谷口教授と学ぶ「国税通則法の構造と手続」

筆者紹介

谷口 勢津夫

(たにぐち・せつお)

大阪学院大学法学部教授

1956年高知県生まれ。京都大学法学部卒業、同大学大学院法学研究科博士後期課程単位修得退学。甲南大学法学部教授、大阪大学大学院高等司法研究科教授を経て2022年4月より現職。大阪大学名誉教授。ほかに大阪大学大学院高等司法研究科長・大阪大学法務室長、アレクサンダー・フォン・フンボルト財団奨励研究員(Forschungsstipendiat der Alexander von Humboldt-Stiftung)・ミュンヘン大学客員研究員、日本税法学会理事長、租税法学会理事、IFA(International Fiscal Association)日本支部理事、資産評価政策学会理事、司法試験考査委員、公認会計士試験試験委員、独立行政法人造幣局契約監視委員会委員・委員長、大阪府収用委員会委員・会長、大阪府行政不服審査会委員・会長、公益財団法人日本税務研究センター評議員・同「日税研究賞」選考委員、公益財団法人納税協会連合会「税に関する論文」選考委員、公益社団法人商事法務研究会「商事法務研究会賞」審査委員、近畿税理士会・近畿税務研究センター顧問など(一部現職。ほか歴任)。

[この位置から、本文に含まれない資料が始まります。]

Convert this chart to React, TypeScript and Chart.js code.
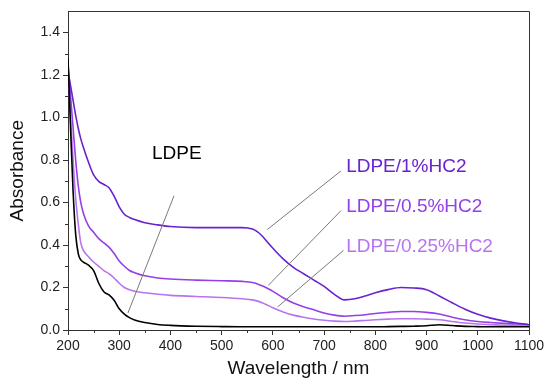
import React, { useEffect, useRef } from "react";
import { Chart, registerables } from "chart.js";

Chart.register(...registerables);

const wavelengths = [200, 205, 210, 215, 220, 225, 230, 240, 250, 260, 270, 280, 290, 300, 310, 320, 330, 350, 375, 400, 450, 500, 540, 560, 570, 580, 590, 600, 620, 640, 660, 680, 700, 720, 740, 760, 780, 800, 825, 850, 875, 900, 925, 950, 975, 1000, 1025, 1050, 1075, 1100];

const ldpe = [1.28, 0.95, 0.65, 0.45, 0.36, 0.33, 0.32, 0.305, 0.28, 0.22, 0.18, 0.165, 0.14, 0.1, 0.075, 0.058, 0.047, 0.035, 0.026, 0.022, 0.018, 0.016, 0.015, 0.015, 0.015, 0.015, 0.015, 0.015, 0.015, 0.015, 0.015, 0.015, 0.015, 0.015, 0.015, 0.015, 0.015, 0.015, 0.016, 0.017, 0.018, 0.02, 0.025, 0.021, 0.017, 0.016, 0.015, 0.015, 0.015, 0.015];

const hc2_1 = [1.22, 1.15, 1.08, 1.01, 0.95, 0.9, 0.86, 0.79, 0.73, 0.7, 0.685, 0.67, 0.63, 0.58, 0.545, 0.53, 0.52, 0.505, 0.495, 0.487, 0.482, 0.482, 0.482, 0.475, 0.462, 0.44, 0.412, 0.385, 0.335, 0.295, 0.265, 0.235, 0.205, 0.168, 0.142, 0.147, 0.16, 0.175, 0.19, 0.2, 0.198, 0.19, 0.16, 0.128, 0.098, 0.074, 0.056, 0.043, 0.033, 0.025];

const hc2_05 = [1.25, 1.1, 0.95, 0.8, 0.68, 0.6, 0.55, 0.49, 0.46, 0.43, 0.41, 0.39, 0.36, 0.325, 0.3, 0.28, 0.27, 0.255, 0.245, 0.24, 0.235, 0.232, 0.229, 0.224, 0.217, 0.207, 0.195, 0.182, 0.152, 0.127, 0.11, 0.095, 0.08, 0.07, 0.065, 0.068, 0.072, 0.078, 0.083, 0.087, 0.087, 0.083, 0.075, 0.06, 0.048, 0.04, 0.035, 0.031, 0.028, 0.025];

const hc2_025 = [1.25, 1.0, 0.8, 0.62, 0.5, 0.41, 0.375, 0.345, 0.32, 0.3, 0.28, 0.265, 0.245, 0.22, 0.2, 0.19, 0.182, 0.175, 0.168, 0.163, 0.158, 0.153, 0.147, 0.142, 0.136, 0.127, 0.116, 0.105, 0.085, 0.07, 0.06, 0.052, 0.046, 0.042, 0.04, 0.042, 0.045, 0.048, 0.051, 0.053, 0.053, 0.051, 0.048, 0.04, 0.033, 0.028, 0.025, 0.022, 0.02, 0.018];

const seriesNames = ["LDPE", "LDPE/1%HC2", "LDPE/0.5%HC2", "LDPE/0.25%HC2"];
const seriesColors = ["#000000", "#6a22cf", "#9440e6", "#b874ef"];

// label anchor [x, y] and leader line [x1, y1, x2, y2] in data units
const labelPos = [
  [364, 0.83],
  [743, 0.768],
  [743, 0.58],
  [743, 0.393],
];
const leaderLines = [
  [407, 0.632, 317, 0.08],
  [733, 0.749, 589, 0.473],
  [733, 0.562, 591, 0.21],
  [738, 0.375, 609, 0.108],
];

const FONT = "'Liberation Sans', Arial, sans-serif";

const decorPlugin = {
  id: "decor",
  afterDraw(chart: any) {
    const { ctx, chartArea, scales } = chart;
    const xs = scales.x;
    const ys = scales.y;
    ctx.save();
    ctx.strokeStyle = "#333";
    ctx.lineWidth = 1;
    ctx.beginPath();
    ctx.moveTo(chartArea.left, Math.round(chartArea.top) + 0.5);
    ctx.lineTo(Math.round(chartArea.right) + 0.5, Math.round(chartArea.top) + 0.5);
    ctx.lineTo(Math.round(chartArea.right) + 0.5, chartArea.bottom);
    ctx.stroke();
    ctx.beginPath();
    for (let v = 250; v < 1100; v += 100) {
      const px = Math.round(xs.getPixelForValue(v)) + 0.5;
      ctx.moveTo(px, chartArea.bottom);
      ctx.lineTo(px, chartArea.bottom + 3);
    }
    for (let i = 1; i < 15; i += 2) {
      const py = Math.round(ys.getPixelForValue(i / 10)) + 0.5;
      ctx.moveTo(chartArea.left, py);
      ctx.lineTo(chartArea.left - 3, py);
    }
    ctx.stroke();
    ctx.strokeStyle = "#7a7a7a";
    ctx.lineWidth = 1;
    leaderLines.forEach((l) => {
      ctx.beginPath();
      ctx.moveTo(xs.getPixelForValue(l[0]), ys.getPixelForValue(l[1]));
      ctx.lineTo(xs.getPixelForValue(l[2]), ys.getPixelForValue(l[3]));
      ctx.stroke();
    });
    ctx.font = `19px ${FONT}`;
    ctx.textAlign = "left";
    ctx.textBaseline = "middle";
    labelPos.forEach((p, i) => {
      ctx.fillStyle = seriesColors[i];
      ctx.fillText(seriesNames[i], xs.getPixelForValue(p[0]), ys.getPixelForValue(p[1]));
    });
    ctx.restore();
  },
};

export default function App() {
  const ref = useRef<HTMLCanvasElement>(null);
  useEffect(() => {
    document.body.style.margin = "0";
    const seriesData = [ldpe, hc2_1, hc2_05, hc2_025];
    const chart = new Chart(ref.current as HTMLCanvasElement, {
      type: "line",
      data: {
        datasets: seriesData.map((vals, i) => ({
          label: seriesNames[i],
          data: wavelengths.map((w, j) => ({ x: w, y: vals[j] })),
          borderColor: seriesColors[i],
          borderWidth: 1.6,
          pointRadius: 0,
          fill: false,
          cubicInterpolationMode: "monotone" as const,
        })),
      },
      options: {
        animation: false,
        responsive: false,
        maintainAspectRatio: false,
        layout: { padding: { left: 6, right: 21, top: 10, bottom: 8 } },
        plugins: { legend: { display: false }, tooltip: { enabled: false } },
        scales: {
          x: {
            type: "linear",
            min: 200,
            max: 1100,
            afterFit: (s: any) => { s.height = 50; },
            ticks: { stepSize: 100, color: "#222", font: { family: FONT, size: 14 }, padding: 3, maxRotation: 0, callback: (v: any) => String(v) },
            grid: { drawOnChartArea: false, drawTicks: true, tickLength: 5, color: "#333" },
            border: { color: "#333", width: 1 },
            title: { display: true, text: "Wavelength / nm", color: "#111", font: { family: FONT, size: 19 }, padding: { top: 2, bottom: 0 } },
          },
          y: {
            type: "linear",
            min: 0,
            max: 1.5,
            afterFit: (s: any) => { s.width = 62; },
            ticks: { stepSize: 0.2, includeBounds: false, color: "#222", font: { family: FONT, size: 14 }, padding: 3, callback: (v: any) => Number(v).toFixed(1) },
            grid: { drawOnChartArea: false, drawTicks: true, tickLength: 5, color: "#333" },
            border: { color: "#333", width: 1 },
            title: { display: true, text: "Absorbance", color: "#111", font: { family: FONT, size: 19 }, padding: { top: 0, bottom: 4 } },
          },
        },
      },
      plugins: [decorPlugin],
    });
    return () => chart.destroy();
  }, []);
  return (
    <div style={{ position: "absolute", left: 0, top: 0, width: 550, height: 388 }}>
      <canvas ref={ref} width={550} height={388} style={{ width: 550, height: 388 }} />
    </div>
  );
}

主要著書は『租税条約論』(清文社・1999年)、『租税回避論』(清文社・2014年)、『租税回避研究の展開と課題〔清永敬次先生謝恩論文集〕』(共著・ミネルヴァ書房・2015年)、『税法の基礎理論』(清文社・2021年)、『税法基本講義〔第7版〕』(弘文堂・2021年)、『基礎から学べる租税法〔第3版〕』(共著・弘文堂・2022年)、『税法創造論』(清文社・2022年)、『税法基本判例Ⅰ』(清文社、2023年)など。